Improved cryptographic security in teleportation with q-deformed non-maximal entangled states

TL;DR

This paper introduces a novel quantum teleportation protocol using q-deformed non-maximal entangled states, which enhances cryptographic security through the use of arbitrary functions of the deformation parameter.

Contribution

It develops a new teleportation method employing q-deformed states with additional parameters, improving cryptographic security compared to traditional protocols.

Findings

Deformed Bell-like states reduce to standard Bell states as q→1.

New protocols with q-deformed non-maximal entanglement enhance security.

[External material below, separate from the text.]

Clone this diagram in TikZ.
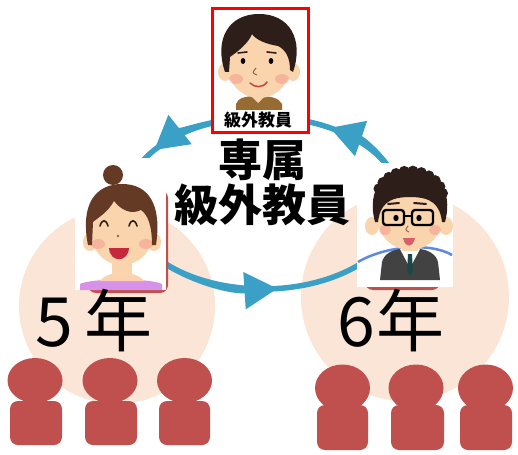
\documentclass[tikz,border=0pt]{standalone}
\usepackage{fontspec}
\newfontfamily\jp{Noto Sans CJK JP}
\usetikzlibrary{arrows.meta}

\definecolor{cycblue}{RGB}{58,160,198}
\definecolor{peach}{RGB}{251,229,214}
\definecolor{studentred}{RGB}{192,80,77}
\definecolor{skin}{RGB}{250,212,172}
\definecolor{hairdark}{RGB}{45,30,25}
\definecolor{hairbrown}{RGB}{100,58,36}
\definecolor{cheek}{RGB}{245,155,145}
\definecolor{shirtbrown}{RGB}{150,108,52}
\definecolor{blouse}{RGB}{215,145,232}
\definecolor{suit}{RGB}{66,66,66}
\definecolor{tie}{RGB}{30,72,72}
\definecolor{mouthred}{RGB}{200,40,62}
\definecolor{mouthpink}{RGB}{215,95,105}
\definecolor{nosebrown}{RGB}{150,100,70}
\definecolor{collarblue}{RGB}{95,135,228}

\tikzset{
  cycline/.style={draw=cycblue, line width=5.5pt},
  cyctip/.style={-{Triangle[length=33pt,width=36pt]}},
  gradecircle/.style={fill=peach},
  student/.style={fill=studentred},
  backing/.style={fill=studentred, rounded corners=8pt},
  photo/.style={fill=white, inner sep=0pt, outer sep=0pt},
  browline/.style={line width=1.6pt, line cap=round},
  gradetext/.style={font=\jp\fontsize{68}{70}\selectfont, inner sep=0pt},
  titletext/.style={font=\jp\bfseries\fontsize{44}{45}\selectfont, align=center, inner sep=0pt},
}

\begin{document}
\begin{tikzpicture}[x=1pt,y=1pt]
\useasboundingbox (0,0) rectangle (518,-454);

% grade circles
\fill[gradecircle] (117,-306) circle (98pt);
\fill[gradecircle] (405,-297) circle (104pt);

% pupils of each grade
\foreach \hx/\bl/\br in {35/10/62, 110/85/137, 184.5/159/210}{
  \fill[student] (\hx,-380.5) ellipse [x radius=27.5pt, y radius=22.5pt];
  \fill[student, rounded corners=8pt] (\bl,-401) rectangle (\br,-445);
}
\foreach \hx/\bl/\br in {342.5/317/368, 416/391/444, 485.5/460/512}{
  \fill[student] (\hx,-388) ellipse [x radius=27.5pt, y radius=23.5pt];
  \fill[student, rounded corners=8pt] (\bl,-405) rectangle (\br,-450);
}

% rotation cycle
\coordinate (cyc) at (263,-203);
\draw[cycline] ([shift={(215:138pt and 86pt)}]cyc) arc[start angle=215, end angle=325, x radius=138pt, y radius=86pt];
\draw[cycline, cyctip] ([shift={(215:138pt and 86pt)}]cyc) arc[start angle=215, end angle=276, x radius=138pt, y radius=86pt];
\draw[cycline] ([shift={(15:138pt and 86pt)}]cyc) arc[start angle=15, end angle=80, x radius=138pt, y radius=86pt];
\draw[cycline, cyctip] ([shift={(15:138pt and 86pt)}]cyc) arc[start angle=15, end angle=61, x radius=138pt, y radius=86pt];
\draw[cycline] ([shift={(100:138pt and 86pt)}]cyc) arc[start angle=100, end angle=162, x radius=138pt, y radius=86pt];
\draw[cycline, cyctip] ([shift={(100:138pt and 86pt)}]cyc) arc[start angle=100, end angle=142, x radius=138pt, y radius=86pt];

% red backings of the teacher portraits
\fill[backing] (88,-190) rectangle (168,-293);
\fill[backing] (365,-200) rectangle (440,-290);

% ---- 5th grade teacher (woman) ----
\node[photo, minimum width=91pt, minimum height=132pt] (woman) at (120.5,-224) {};
\fill[blouse] (80,-290) -- (80,-284) .. controls (92,-278) and (150,-278) .. (162,-284) -- (162,-290) -- cycle;
\fill[skin!85!pink] (100,-281) .. controls (108,-270) and (136,-270) .. (144,-281) -- cycle;
\fill[skin] (112,-258) rectangle (132,-276);
\fill[skin] (90,-242) ellipse [x radius=7pt, y radius=9pt];
\fill[skin] (154,-242) ellipse [x radius=7pt, y radius=9pt];
\fill[skin] (122,-233) ellipse [x radius=31pt, y radius=32pt];
\fill[cheek, opacity=.55] (98,-244) ellipse [x radius=7pt, y radius=5pt];
\fill[cheek, opacity=.55] (146,-244) ellipse [x radius=7pt, y radius=5pt];
\fill[hairbrown] (113,-175) circle (10pt);
\fill[hairbrown] (88,-245) .. controls (80,-205) and (95,-184) .. (122,-184)
  .. controls (149,-184) and (162,-205) .. (156,-245) -- (152,-245)
  .. controls (152,-226) and (148,-215) .. (141,-210)
  .. controls (131,-215) and (121,-210) .. (114,-201)
  .. controls (108,-212) and (99,-217) .. (93,-222) -- (92,-245) -- cycle;
\draw[browline, hairdark] (100,-226) .. controls (102,-219) and (106,-219) .. (108,-226);
\draw[browline, hairdark] (129,-226) .. controls (131,-219) and (135,-219) .. (137,-226);
\fill[nosebrown] (118,-236) circle (1.3pt);
\fill[mouthred] (109,-248) .. controls (110,-263) and (128,-263) .. (129,-248) -- cycle;

% ---- 6th grade teacher (man) ----
\node[photo, minimum width=96pt, minimum height=124pt] (man) at (405,-225) {};
\draw[collarblue, line width=2.5pt] (358,-262) .. controls (385,-246) and (430,-242) .. (452,-255);
\fill[suit] (380,-280) -- (382,-262) .. controls (384,-254) and (392,-250) .. (400,-249)
  -- (420,-249) .. controls (428,-250) and (436,-254) .. (438,-262) -- (440,-280) -- cycle;
\fill[white] (400,-249) -- (410,-268) -- (420,-249) -- cycle;
\fill[tie] (408,-254) -- (412,-254) -- (413,-272) -- (410,-276) -- (407,-272) -- cycle;
\fill[skin] (402,-242) rectangle (418,-251);
\fill[skin] (372,-226) ellipse [x radius=7pt, y radius=9pt];
\fill[skin] (446,-226) ellipse [x radius=7pt, y radius=9pt];
\fill[skin] (410,-216) ellipse [x radius=33pt, y radius=34pt];
\fill[cheek, opacity=.55] (385,-230) ellipse [x radius=6pt, y radius=5pt];
\fill[cheek, opacity=.55] (435,-230) ellipse [x radius=6pt, y radius=5pt];
\fill[hairdark] (375,-222) .. controls (366,-188) and (385,-170) .. (410,-170)
  .. controls (435,-170) and (454,-188) .. (445,-222) -- (442,-222)
  .. controls (440,-205) and (432,-197) .. (410,-197)
  .. controls (388,-197) and (380,-205) .. (378,-222) -- cycle;
\foreach \a in {10,25,...,170}
  \fill[hairdark] ([shift={(\a:33pt and 27pt)}]410,-198) circle (5.5pt);
\draw[browline, hairdark, line width=2pt] (388,-204) -- (399,-203);
\draw[browline, hairdark, line width=2pt] (414,-203) -- (426,-204);
\draw[black, line width=2.3pt, rounded corners=3pt] (383,-210) rectangle (404,-225);
\draw[black, line width=2.3pt, rounded corners=3pt] (412,-210) rectangle (433,-225);
\draw[black, line width=2pt] (404,-216) -- (412,-216);
\fill[black] (396,-218) ellipse [x radius=2.6pt, y radius=3.2pt];
\fill[black] (419,-218) ellipse [x radius=2.6pt, y radius=3.2pt];
\draw[nosebrown, line width=1pt] (408,-226) .. controls (405,-230) .. (409,-232);
\fill[mouthpink] (403,-238) .. controls (405,-248) and (413,-248) .. (415,-238) -- cycle;

% ---- the dedicated extra teacher ----
\node[photo, draw=red, line width=3pt, minimum width=96pt, minimum height=124pt] (topbox) at (260,-71) {};
\fill[shirtbrown] (236,-110) -- (236,-104) .. controls (238,-98) and (245,-96) .. (258,-96)
  .. controls (271,-96) and (279,-98) .. (282,-104) -- (282,-110) -- cycle;
\fill[skin] (251,-96) -- (258,-103) -- (265,-96) -- cycle;
\fill[skin] (225,-72) ellipse [x radius=7pt, y radius=9pt];
\fill[skin] (293,-72) ellipse [x radius=7pt, y radius=9pt];
\fill[skin] (259,-64) ellipse [x radius=32pt, y radius=34pt];
\fill[cheek, opacity=.55] (236,-79) ellipse [x radius=7pt, y radius=5pt];
\fill[cheek, opacity=.55] (282,-79) ellipse [x radius=7pt, y radius=5pt];
\fill[hairdark] (225,-72) .. controls (214,-40) and (228,-14) .. (259,-14)
  .. controls (290,-14) and (304,-40) .. (293,-72) -- (290,-70)
  .. controls (290,-58) and (286,-50) .. (278,-46)
  .. controls (266,-44) and (256,-40) .. (252,-34)
  .. controls (248,-44) and (237,-52) .. (230,-57) -- (229,-72) -- cycle;
\draw[browline, hairdark] (238,-53) -- (247,-52);
\draw[browline, hairdark] (267,-52) -- (276,-53);
\fill[black] (243,-61) ellipse [x radius=2.3pt, y radius=3pt];
\fill[black] (271,-61) ellipse [x radius=2.3pt, y radius=3pt];
\draw[nosebrown, line width=1pt] (256,-68) .. controls (252,-73) .. (257,-75);
\draw[mouthred!70!brown, line width=1.5pt, line cap=round] (250,-83) .. controls (255,-88) and (263,-88) .. (267,-82);
\node[inner sep=0pt, font=\jp\bfseries\fontsize{17}{17}\selectfont] (toplabel) at (258,-120) {級外教員};

% texts
\node[titletext] (title) at (262,-182) {専属\\級外教員};
\node[gradetext] (g5) at (94,-321) {5\kern11pt年};
\node[gradetext] (g6) at (391,-321) {6\kern2pt年};
\end{tikzpicture}
\end{document}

Additional parameters in states require sharing for decryption, increasing security.

Abstract

In this work the machinery of q-deformed algebras are used to enhance cryptographic security during teleportation. We use q-deformed harmonic oscillator states to develop a novel method of teleportation. The deformed states can be expressed in terms of standard oscillator states and the expressions contain certain arbitrary functions of $q$. It is the presence of these arbitrary functions that allows an enhancement of cryptographic security. The specifics are : (a) q-deformed Bell-like states are constructed which reduce to the usual Bell states when the deformation parameter $q\rightarrow 1$. These deformed states form an orthonormal basis for q-deformed entangled bipartite states when certain arbitrary functions of $q$ satisfy a constraint. (b) We discuss the generalisation of the usual teleportation protocol with non-maximally entangled states. This generalisation is then employed to construct two new protocols using q-deformed non-maximally entangled states. These states have additional parameters and these have to be shared for decryption after teleportation. Consequently, the cryptographic security is improved.